Joe Lavin

November 2, 2004

Championships: A Beginner's Guide


What will happen if the Red Sox ever win the World Series? It's a question that was finally answered last week, and surprisingly Boston is still standing. So far at least, the apocalypse has not yet arrived. God must be holding that back for when the Cubs finally win. Here, though, is a little of what to expect if your favorite sports team suddenly ends an 86-year championship drought.

You will spend a rainy Saturday morning outside with 3.2 million of your closest friends.

That's how many people showed up for a five-mile "rolling rally" for the Red Sox, even though the rally started at ten o'clock on a weekend morning, a time when most self-respecting rioters are still asleep. That's more than twice the number of people who attended the last Patriots championship parade. It's even a million more than were there for the Pope's visit in 1979. In your face, John Paul! Sure, you may be holy, but we've got a centerfielder who looks like Jesus.

There will be endless joy and/or alcohol.

Fans will fly in from all over the country for your parade. Random strangers will hug each other. 20-year-olds will sing Neil Diamond's "Sweet Caroline" without a trace of irony. And fans will cheer at just about anything. On Saturday, I saw a Dunkin' Donuts 18-wheeler cheered. "Whoooo! Small Child! Go Small Child!" one woman screamed at the six-year-old boy in front of her. Later, she walked by somebody's bike: "Whoooo! Bicycle!" Let's just say she was easily pleased.

By the way, I'm guessing here, but this outpouring of joy might have something to do with the large number of liquid containers that people happened to be carrying around in paper bags. When 3.2 million people gather in one place, it seems that police tend to let a lot of things slide.

Once and for all, your team's fans will stop obsessing about your bitter rivals and just enjoy the moment.

Then again, maybe not. There were still several "Yankees suck" chants on Saturday, though for once it did seem that the "Let's Go Red Sox" chants were slightly more prevalent. Still, the Yankees were definitely on our minds. One man was busy selling "Yank these!" t-shirts, World Series MVP Manny Ramirez was holding up a "Jeter is playing golf" sign that a fan had handed him, and first baseman Kevin Millar proudly displayed a charming "The Yankees aren't our Daddies. Their [sic] our bitches" t-shirt to the crowd.
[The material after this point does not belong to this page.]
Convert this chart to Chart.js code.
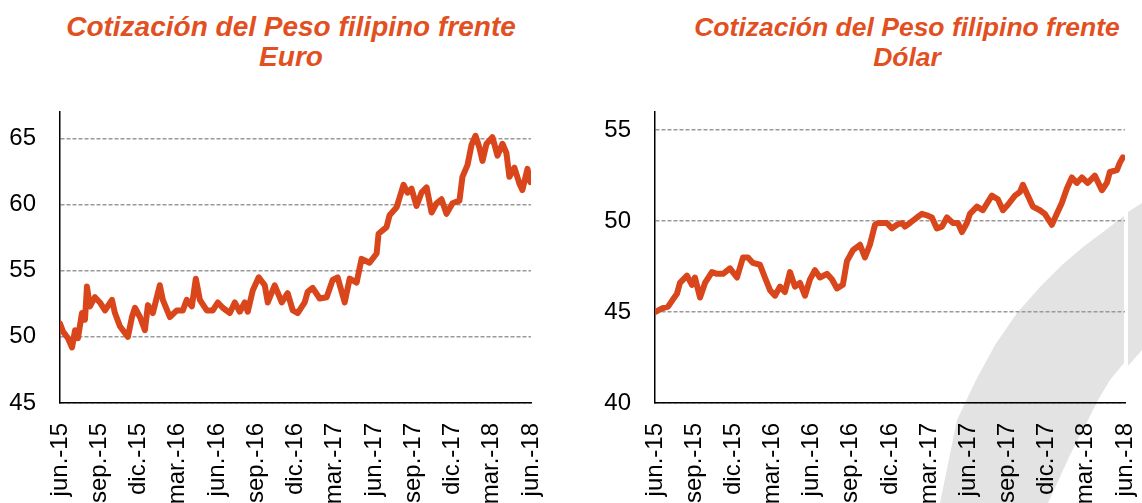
<html>
<head>
<meta charset="utf-8">
<script src="https://cdn.jsdelivr.net/npm/chart.js@4.4.0/dist/chart.umd.min.js"></script>
<style>
body { margin: 0; background: #fff; }
#page { position: relative; width: 1142px; height: 503px; overflow: hidden; }
#page canvas { position: absolute; top: 0; }
#fondo { position: absolute; left: 0; top: 0; }
.titulo { position: absolute; top: 12px; width: 520px; text-align: center;
  font: italic bold 28px "Liberation Sans", Arial, sans-serif; line-height: 30px; color: #e2501f; }
</style>
</head>
<body>
<div id="page">
  <svg id="fondo" width="1142" height="503">
    <polygon fill="#e3e3e3" points="940,503 957,420 976,380 995,345 1017,313 1040,287 1062,265 1083,247 1103,232 1124,216 1124,363 1110,380 1098,400 1088,420 1070,455 1048,503"/>
    <polygon fill="#e3e3e3" points="1128,212 1142,203 1142,350 1128,366"/>
  </svg>
  <div class="titulo" style="left:31px">Cotización del Peso filipino frente<br>Euro</div>
  <div class="titulo" style="left:647px;font-size:26.5px">Cotización del Peso filipino frente<br>Dólar</div>
  <canvas id="chartEur" width="571" height="503" style="left:0"></canvas>
  <canvas id="chartUsd" width="571" height="503" style="left:571px"></canvas>
</div>
<script>
// etiquetas trimestrales del eje x (una cada 3 meses)
const etiquetas = ['jun.-15','sep.-15','dic.-15','mar.-16','jun.-16','sep.-16','dic.-16',
  'mar.-17','jun.-17','sep.-17','dic.-17','mar.-18','jun.-18'];
const ticksEur = [45, 50, 55, 60, 65];
const ticksUsd = [40, 45, 50, 55];

// PHP por EUR (meses desde jun.-15)
const mesesEur = [0,0.23,0.61,0.92,1.15,1.37,1.68,1.91,2.06,2.29,2.67,3.05,3.44,3.97,4.2,4.58,5.19,5.5,5.73,6.11,
  6.49,6.72,7.1,7.4,7.63,7.86,8.4,8.93,9.39,9.69,10.08,10.38,10.69,11.22,11.68,12.06,12.44,12.98,13.36,13.74,
  14.12,14.35,14.73,15.19,15.65,15.88,16.41,16.95,17.4,17.79,18.17,18.7,18.93,19.31,19.85,20.38,20.84,21.22,21.76,22.14,
  22.67,23.05,23.66,24.2,24.35,24.96,25.19,25.73,25.95,26.26,26.56,26.87,27.25,27.63,28.02,28.4,28.78,29.16,29.54,30.0,
  30.53,30.76,31.15,31.45,31.76,32.06,32.29,32.6,33.05,33.44,33.82,34.12,34.35,34.73,35.11,35.34,35.73,35.95];
const valoresEur = [51.0,50.4,49.9,49.2,50.5,49.9,51.8,51.3,53.8,52.3,53.0,52.6,52.0,52.8,51.8,50.8,50.0,51.5,52.2,51.5,
  50.5,52.4,51.8,53.0,53.9,52.8,51.5,52.0,52.0,52.8,52.3,54.4,52.8,52.0,52.0,52.6,52.2,51.8,52.6,51.9,
  52.6,51.9,53.5,54.5,53.9,52.6,53.9,52.6,53.3,52.0,51.8,52.6,53.4,53.7,52.9,53.0,54.3,54.5,52.6,54.4,
  54.1,55.9,55.6,56.3,57.8,58.3,59.2,59.8,60.5,61.5,60.9,61.2,59.9,60.9,61.3,59.4,60.1,60.4,59.3,60.1,
  60.3,62.1,63.0,64.5,65.2,64.3,63.3,64.6,65.1,63.7,64.6,63.9,62.1,62.8,61.6,61.1,62.7,61.7];

// PHP por USD
const mesesUsd = [0,0.54,1.0,1.38,1.68,1.91,2.45,2.83,3.06,3.45,3.83,4.36,4.75,5.21,5.74,6.28,6.74,7.12,7.5,8.04,
  8.42,8.81,9.19,9.57,9.95,10.34,10.72,11.1,11.49,11.87,12.25,12.63,13.17,13.55,13.94,14.39,14.7,15.16,15.7,16.08,
  16.46,16.85,17.08,17.76,18.15,18.53,18.91,19.14,19.53,20.06,20.44,20.9,21.21,21.59,21.98,22.36,22.82,23.2,23.51,23.89,
  24.12,24.66,25.11,25.8,26.26,26.65,27.03,27.57,27.95,28.18,28.56,28.94,29.48,29.86,30.4,30.78,31.16,31.55,31.93,32.31,
  32.7,33.15,33.69,34.23,34.61,34.84,35.38,35.6,35.83];
const valoresUsd = [45.0,45.2,45.3,45.7,46.0,46.6,47.0,46.5,46.9,45.8,46.6,47.2,47.1,47.1,47.4,46.9,48.0,48.0,47.7,47.6,
  46.9,46.2,45.9,46.4,46.1,47.2,46.4,46.6,45.9,46.8,47.3,46.9,47.1,46.8,46.3,46.5,47.8,48.4,48.7,48.0,
  48.7,49.8,49.9,49.9,49.6,49.8,49.9,49.7,49.9,50.2,50.4,50.3,50.2,49.6,49.7,50.2,49.9,49.9,49.4,49.9,
  50.4,50.8,50.6,51.4,51.2,50.6,50.9,51.4,51.6,52.0,51.4,50.8,50.6,50.4,49.8,50.4,51.0,51.8,52.4,52.1,
  52.4,52.1,52.5,51.7,52.1,52.7,52.8,53.2,53.5];

Chart.defaults.font.family = '"Liberation Sans", Arial, sans-serif';
Chart.defaults.color = '#000';

function crear(id, meses, valores, marcas, yMax, anchoY, padDer) {
  const puntos = meses.map((m, i) => ({x: m, y: valores[i]}));
  return new Chart(document.getElementById(id), {
    type: 'line',
    data: { datasets: [{
      data: puntos,
      borderColor: '#d9461b',
      borderWidth: 6,
      pointRadius: 0,
      tension: 0,
      borderJoinStyle: 'round',
      borderCapStyle: 'round'
    }]},
    options: {
      responsive: false,
      animation: false,
      layout: { padding: { top: 112, right: padDer, left: 0, bottom: 0 } },
      plugins: { legend: { display: false }, tooltip: { enabled: false } },
      scales: {
        x: {
          type: 'linear', min: 0, max: 36,
          afterFit: s => { s.height = 100; s.paddingLeft = 0; s.paddingRight = 0; },
          grid: { display: false, drawTicks: false },
          border: { display: true, color: '#000', width: 1.5 },
          ticks: { stepSize: 3, autoSkip: false, maxRotation: 90, minRotation: 90, padding: 20,
            font: { size: 24 }, callback: v => etiquetas[v / 3] }
        },
        y: {
          min: marcas[0], max: yMax,
          afterFit: s => { s.width = anchoY; s.paddingTop = 0; s.paddingBottom = 0; },
          afterBuildTicks: s => { s.ticks = marcas.map(v => ({ value: v })); },
          grid: { color: '#999', lineWidth: 1.4, drawTicks: false },
          border: { display: true, color: '#000', width: 1.5, dash: [4, 2] },
          ticks: { padding: 24, font: { size: 24 } }
        }
      }
    }
  });
}

crear('chartEur', mesesEur, valoresEur, ticksEur, 67, 60, 40);
crear('chartUsd', mesesUsd, valoresUsd, ticksUsd, 56, 84, 17);
</script>
</body>
</html>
I suppose it says something about me that I was more concerned by the bad grammar than the profanity in that shirt. Shame on you, Kevin, this is a family event with young children present. They shouldn't have to see grammar like that.

Your team will help decide a presidential election.

Perhaps I'm exaggerating a little, but last Thursday there was Red Sox star Curt Schilling telling viewers of "Good Morning America" to vote for Bush. He almost traveled with Bush in New Hampshire last week, and yesterday he appeared with the President in Ohio and also recorded Bush phone messages to be played for New Hampshire voters.

New Hampshire, of course, is a swing state in the heart of Red Sox Nation. While Kerry seems to be leading there ever so slightly, the Curt Schilling endorsement could very well swing a few key voters. Hey, I've never liked Bush, and there was even a small part of me thinking, "Well, if Schilling likes Bush, maybe he's not so bad."

The Kerry campaign countered this by reminding Red Sox Nation that, as owner of the Texas Rangers, Bush opposed the wild card, through which the Red Sox made the playoffs this year. "When legions of Sox fans go to the polls on Tuesday, they'll remember that if George Bush had his way the Red Sox wouldn't have ever won the World Series,'' Kerry Spokesman David Wade told reporters.

He was joking. At least, I hope he was joking. Otherwise, I don't want to think about the possible television commercials: "The evidence is clear. George Bush is anti-Red Sox. Can we really trust a man who voted against a Red Sox World Championship?"

Kerry also campaigned with Red Sox management, which really isn't the same as campaigning with a star athlete. Here's what they really need to do in the final hours of the campaign: Get Derek Jeter to endorse Bush. Do that, and New Hampshire will be back in Kerry's pocket before they know it.

Certain people will write articles about how your city's sense of identity has forever been altered and how in some small way it's sad that your team is no longer special now that it's won a championship just like everyone else.

These people are stupid. Ignore them.

Despite winning a championship, many fans will still immediately start planning for next year's season.

Some habits are tough to break. Besides, here in Boston, we would all like to experience this feeling another time, preferably some time before 2090.